Records for the exercise -
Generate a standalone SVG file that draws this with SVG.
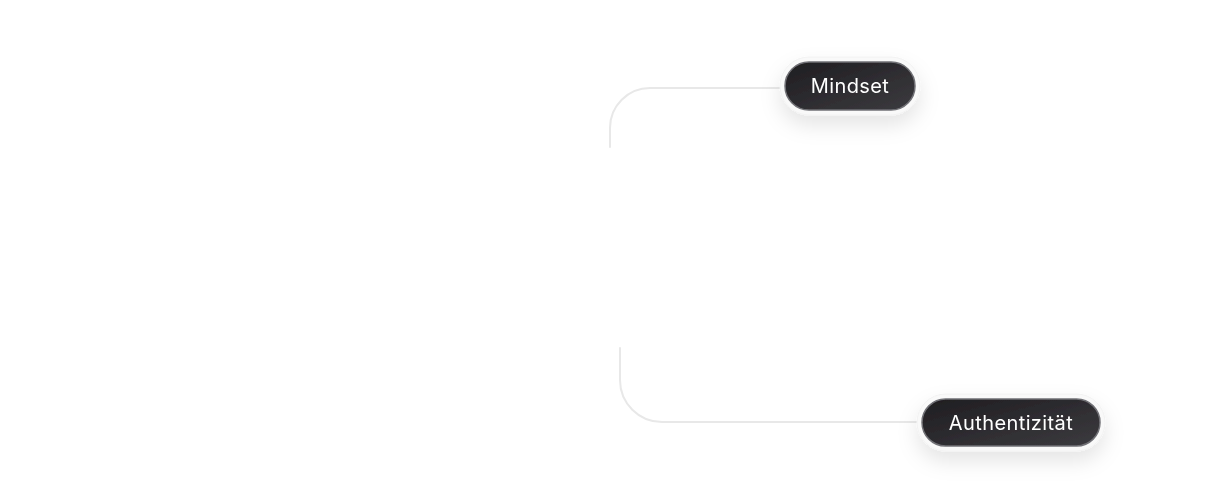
<svg xmlns="http://www.w3.org/2000/svg" width="1220" height="500" viewBox="0 0 1220 500">
<style>
.conn{fill:none;stroke:#e8e8e8;stroke-width:2;stroke-linecap:round}
.pill{fill:url(#g);stroke:#707075;stroke-width:1.5}
.halo{fill:#f9f9f9;stroke:#f2f2f2;stroke-width:1}
.lbl{font-family:Inter,"Noto Sans",sans-serif;font-size:20px;letter-spacing:0.4px;fill:#ffffff;text-anchor:middle;dominant-baseline:central}
</style>
<defs>
<linearGradient id="g" x1="0" y1="0" x2="1" y2="1">
<stop offset="0" stop-color="#1f1d21"/>
<stop offset="1" stop-color="#3c3b3f"/>
</linearGradient>
<filter id="sh" x="-30%" y="-60%" width="160%" height="260%">
<feDropShadow dx="0" dy="10" stdDeviation="10" flood-color="#000" flood-opacity="0.10"/>
</filter>
</defs>
<rect width="1220" height="500" fill="#ffffff"/>
<g id="connectors">
<path class="conn" d="M610 147 V128 A40 40 0 0 1 650 88 H786"/>
<path class="conn" d="M620 348 V380 A42 42 0 0 0 662 422 H923"/>
</g>
<g id="node-mindset" filter="url(#sh)">
<rect class="halo" x="780" y="57" width="140" height="58" rx="29"/>
<rect class="pill" x="785" y="62" width="130" height="48" rx="24"/>
<text class="lbl" x="850" y="86">Mindset</text>
</g>
<g id="node-authentizitaet" filter="url(#sh)">
<rect class="halo" x="917" y="394" width="188" height="57" rx="28.5"/>
<rect class="pill" x="922" y="399" width="178" height="47" rx="23.5"/>
<text class="lbl" x="1011" y="422.5">Authentizität</text>
</g>
</svg>
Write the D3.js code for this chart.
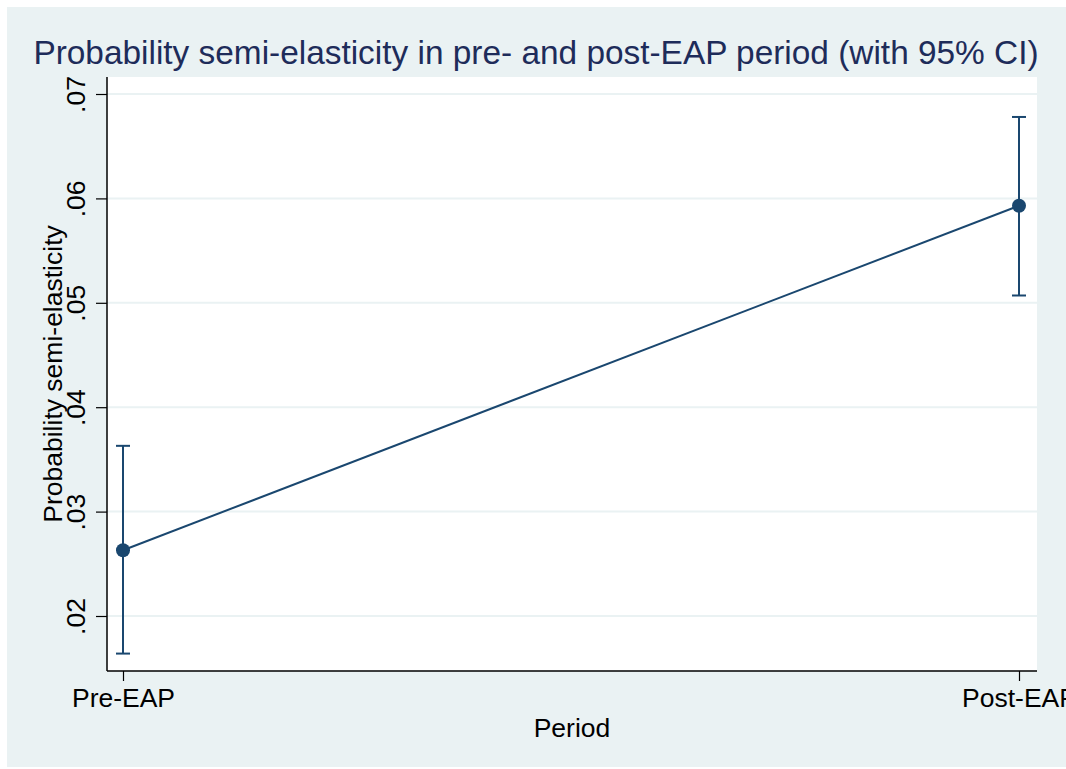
<!DOCTYPE html>
<html>
<head>
<meta charset="utf-8">
<script src="https://cdn.jsdelivr.net/npm/d3@7"></script>
<style>
  html, body { margin: 0; padding: 0; background: #ffffff; overflow: hidden; }
  svg { display: block; font-family: "Liberation Sans", Arial, Helvetica, sans-serif; }
</style>
</head>
<body>
<svg id="chart" width="1066" height="769"></svg>
<script>
// Estimated semi-elasticities with 95% confidence bounds
const periods = ["Pre-EAP", "Post-EAP"];
const estimates = [0.0263, 0.0593];
const ciLower = [0.0164, 0.0507];
const ciUpper = [0.0363, 0.0678];
const yTicks = [0.02, 0.03, 0.04, 0.05, 0.06, 0.07];
const yTickLabels = [".02", ".03", ".04", ".05", ".06", ".07"];

const titleText = "Probability semi-elasticity in pre- and post-EAP period (with 95% CI)";
const yTitle = "Probability semi-elasticity";
const xTitle = "Period";

const W = 1066, H = 769;
const plot = { left: 107, right: 1037, top: 77, bottom: 671 };
const navy = "#1a476f";
const bg = "#eaf2f3";
const fs = 26.5;

const svg = d3.select("#chart");

// graph region
svg.append("rect").attr("x", 7).attr("y", 7).attr("width", W - 7).attr("height", H - 9).attr("fill", bg);
// plot region
svg.append("rect").attr("x", plot.left).attr("y", plot.top)
  .attr("width", plot.right - plot.left).attr("height", plot.bottom - plot.top).attr("fill", "#ffffff");

const x = d3.scalePoint().domain(periods).range([123, 1019]);
const y = d3.scaleLinear().domain([0.02, 0.07]).range([616, 94]);

// grid lines
svg.append("g").selectAll("line").data(yTicks).join("line")
  .attr("x1", plot.left).attr("x2", plot.right)
  .attr("y1", d => y(d)).attr("y2", d => y(d))
  .attr("stroke", bg).attr("stroke-width", 2);

// y axis
const yAxis = d3.axisLeft(y).tickValues(yTicks)
  .tickFormat((d, i) => yTickLabels[i]).tickSize(11).tickPadding(10);
const gy = svg.append("g").attr("transform", `translate(${plot.left},0)`).call(yAxis);
gy.select(".domain").remove();
gy.selectAll(".tick line").attr("stroke", "#000").attr("stroke-width", 1.2);
gy.selectAll(".tick text")
  .attr("font-size", fs).attr("fill", "#000")
  .attr("text-anchor", "middle").attr("x", null)
  .attr("transform", "translate(-31.5,0) rotate(-90)")
  .attr("y", 0)
  .attr("dy", "0.35em");
svg.append("line").attr("x1", plot.left).attr("x2", plot.left)
  .attr("y1", plot.top).attr("y2", plot.bottom)
  .attr("stroke", "#000").attr("stroke-width", 1.5);

// x axis
const xAxis = d3.axisBottom(x).tickSize(10).tickPadding(7);
const gx = svg.append("g").attr("transform", `translate(0,${plot.bottom})`).call(xAxis);
gx.select(".domain").remove();
gx.selectAll(".tick line").attr("stroke", "#000").attr("stroke-width", 1.2);
gx.selectAll(".tick text").attr("font-size", fs).attr("fill", "#000");
svg.append("line").attr("x1", plot.left).attr("x2", plot.right)
  .attr("y1", plot.bottom).attr("y2", plot.bottom)
  .attr("stroke", "#000").attr("stroke-width", 1.5);

// axis titles
svg.append("text").attr("x", (plot.left + plot.right) / 2).attr("y", 737)
  .attr("text-anchor", "middle").attr("font-size", fs).attr("fill", "#000").text(xTitle);
svg.append("text").attr("transform", `translate(62,${(plot.top + plot.bottom) / 2}) rotate(-90)`)
  .attr("text-anchor", "middle").attr("font-size", fs).attr("fill", "#000").text(yTitle);

// title
svg.append("text").attr("x", 536).attr("y", 64)
  .attr("text-anchor", "middle").attr("font-size", 33.4).attr("fill", "#1e2c5a").text(titleText);

// connecting line
const pts = periods.map((p, i) => ({ p, est: estimates[i], lo: ciLower[i], hi: ciUpper[i] }));
svg.append("path").datum(pts)
  .attr("d", d3.line().x(d => x(d.p)).y(d => y(d.est)))
  .attr("fill", "none").attr("stroke", navy).attr("stroke-width", 2);

// confidence intervals
const ci = svg.append("g").attr("stroke", navy).attr("stroke-width", 2);
ci.selectAll("line.v").data(pts).join("line").attr("class", "v")
  .attr("x1", d => x(d.p)).attr("x2", d => x(d.p))
  .attr("y1", d => y(d.lo)).attr("y2", d => y(d.hi));
ci.selectAll("line.cap-hi").data(pts).join("line").attr("class", "cap-hi")
  .attr("x1", d => x(d.p) - 7).attr("x2", d => x(d.p) + 7)
  .attr("y1", d => y(d.hi)).attr("y2", d => y(d.hi));
ci.selectAll("line.cap-lo").data(pts).join("line").attr("class", "cap-lo")
  .attr("x1", d => x(d.p) - 7).attr("x2", d => x(d.p) + 7)
  .attr("y1", d => y(d.lo)).attr("y2", d => y(d.lo));

// point estimates
svg.append("g").selectAll("circle").data(pts).join("circle")
  .attr("cx", d => x(d.p)).attr("cy", d => y(d.est)).attr("r", 7)
  .attr("fill", navy);
</script>
</body>
</html>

The exercise -
Leave out the pictures and transcribe the entries above exactly.

Written answer -
Generate a standalone SVG file that draws this with SVG.
<svg xmlns="http://www.w3.org/2000/svg" width="1220" height="500" viewBox="0 0 1220 500">
<style>
.conn{fill:none;stroke:#e8e8e8;stroke-width:2;stroke-linecap:round}
.pill{fill:url(#g);stroke:#707075;stroke-width:1.5}
.halo{fill:#f9f9f9;stroke:#f2f2f2;stroke-width:1}
.lbl{font-family:Inter,"Noto Sans",sans-serif;font-size:20px;letter-spacing:0.4px;fill:#ffffff;text-anchor:middle;dominant-baseline:central}
</style>
<defs>
<linearGradient id="g" x1="0" y1="0" x2="1" y2="1">
<stop offset="0" stop-color="#1f1d21"/>
<stop offset="1" stop-color="#3c3b3f"/>
</linearGradient>
<filter id="sh" x="-30%" y="-60%" width="160%" height="260%">
<feDropShadow dx="0" dy="10" stdDeviation="10" flood-color="#000" flood-opacity="0.10"/>
</filter>
</defs>
<rect width="1220" height="500" fill="#ffffff"/>
<g id="connectors">
<path class="conn" d="M610 147 V128 A40 40 0 0 1 650 88 H786"/>
<path class="conn" d="M620 348 V380 A42 42 0 0 0 662 422 H923"/>
</g>
<g id="node-mindset" filter="url(#sh)">
<rect class="halo" x="780" y="57" width="140" height="58" rx="29"/>
<rect class="pill" x="785" y="62" width="130" height="48" rx="24"/>
<text class="lbl" x="850" y="86">Mindset</text>
</g>
<g id="node-authentizitaet" filter="url(#sh)">
<rect class="halo" x="917" y="394" width="188" height="57" rx="28.5"/>
<rect class="pill" x="922" y="399" width="178" height="47" rx="23.5"/>
<text class="lbl" x="1011" y="422.5">Authentizität</text>
</g>
</svg>
Write the D3.js code for this chart.
<!DOCTYPE html>
<html>
<head>
<meta charset="utf-8">
<script src="https://cdn.jsdelivr.net/npm/d3@7"></script>
<style>
  html, body { margin: 0; padding: 0; background: #ffffff; overflow: hidden; }
  svg { display: block; font-family: "Liberation Sans", Arial, Helvetica, sans-serif; }
</style>
</head>
<body>
<svg id="chart" width="1066" height="769"></svg>
<script>
// Estimated semi-elasticities with 95% confidence bounds
const periods = ["Pre-EAP", "Post-EAP"];
const estimates = [0.0263, 0.0593];
const ciLower = [0.0164, 0.0507];
const ciUpper = [0.0363, 0.0678];
const yTicks = [0.02, 0.03, 0.04, 0.05, 0.06, 0.07];
const yTickLabels = [".02", ".03", ".04", ".05", ".06", ".07"];

const titleText = "Probability semi-elasticity in pre- and post-EAP period (with 95% CI)";
const yTitle = "Probability semi-elasticity";
const xTitle = "Period";

const W = 1066, H = 769;
const plot = { left: 107, right: 1037, top: 77, bottom: 671 };
const navy = "#1a476f";
const bg = "#eaf2f3";
const fs = 26.5;

const svg = d3.select("#chart");

// graph region
svg.append("rect").attr("x", 7).attr("y", 7).attr("width", W - 7).attr("height", H - 9).attr("fill", bg);
// plot region
svg.append("rect").attr("x", plot.left).attr("y", plot.top)
  .attr("width", plot.right - plot.left).attr("height", plot.bottom - plot.top).attr("fill", "#ffffff");

const x = d3.scalePoint().domain(periods).range([123, 1019]);
const y = d3.scaleLinear().domain([0.02, 0.07]).range([616, 94]);

// grid lines
svg.append("g").selectAll("line").data(yTicks).join("line")
  .attr("x1", plot.left).attr("x2", plot.right)
  .attr("y1", d => y(d)).attr("y2", d => y(d))
  .attr("stroke", bg).attr("stroke-width", 2);

// y axis
const yAxis = d3.axisLeft(y).tickValues(yTicks)
  .tickFormat((d, i) => yTickLabels[i]).tickSize(11).tickPadding(10);
const gy = svg.append("g").attr("transform", `translate(${plot.left},0)`).call(yAxis);
gy.select(".domain").remove();
gy.selectAll(".tick line").attr("stroke", "#000").attr("stroke-width", 1.2);
gy.selectAll(".tick text")
  .attr("font-size", fs).attr("fill", "#000")
  .attr("text-anchor", "middle").attr("x", null)
  .attr("transform", "translate(-31.5,0) rotate(-90)")
  .attr("y", 0)
  .attr("dy", "0.35em");
svg.append("line").attr("x1", plot.left).attr("x2", plot.left)
  .attr("y1", plot.top).attr("y2", plot.bottom)
  .attr("stroke", "#000").attr("stroke-width", 1.5);

// x axis
const xAxis = d3.axisBottom(x).tickSize(10).tickPadding(7);
const gx = svg.append("g").attr("transform", `translate(0,${plot.bottom})`).call(xAxis);
gx.select(".domain").remove();
gx.selectAll(".tick line").attr("stroke", "#000").attr("stroke-width", 1.2);
gx.selectAll(".tick text").attr("font-size", fs).attr("fill", "#000");
svg.append("line").attr("x1", plot.left).attr("x2", plot.right)
  .attr("y1", plot.bottom).attr("y2", plot.bottom)
  .attr("stroke", "#000").attr("stroke-width", 1.5);

// axis titles
svg.append("text").attr("x", (plot.left + plot.right) / 2).attr("y", 737)
  .attr("text-anchor", "middle").attr("font-size", fs).attr("fill", "#000").text(xTitle);
svg.append("text").attr("transform", `translate(62,${(plot.top + plot.bottom) / 2}) rotate(-90)`)
  .attr("text-anchor", "middle").attr("font-size", fs).attr("fill", "#000").text(yTitle);

// title
svg.append("text").attr("x", 536).attr("y", 64)
  .attr("text-anchor", "middle").attr("font-size", 33.4).attr("fill", "#1e2c5a").text(titleText);

// connecting line
const pts = periods.map((p, i) => ({ p, est: estimates[i], lo: ciLower[i], hi: ciUpper[i] }));
svg.append("path").datum(pts)
  .attr("d", d3.line().x(d => x(d.p)).y(d => y(d.est)))
  .attr("fill", "none").attr("stroke", navy).attr("stroke-width", 2);

// confidence intervals
const ci = svg.append("g").attr("stroke", navy).attr("stroke-width", 2);
ci.selectAll("line.v").data(pts).join("line").attr("class", "v")
  .attr("x1", d => x(d.p)).attr("x2", d => x(d.p))
  .attr("y1", d => y(d.lo)).attr("y2", d => y(d.hi));
ci.selectAll("line.cap-hi").data(pts).join("line").attr("class", "cap-hi")
  .attr("x1", d => x(d.p) - 7).attr("x2", d => x(d.p) + 7)
  .attr("y1", d => y(d.hi)).attr("y2", d => y(d.hi));
ci.selectAll("line.cap-lo").data(pts).join("line").attr("class", "cap-lo")
  .attr("x1", d => x(d.p) - 7).attr("x2", d => x(d.p) + 7)
  .attr("y1", d => y(d.lo)).attr("y2", d => y(d.lo));

// point estimates
svg.append("g").selectAll("circle").data(pts).join("circle")
  .attr("cx", d => x(d.p)).attr("cy", d => y(d.est)).attr("r", 7)
  .attr("fill", navy);
</script>
</body>
</html>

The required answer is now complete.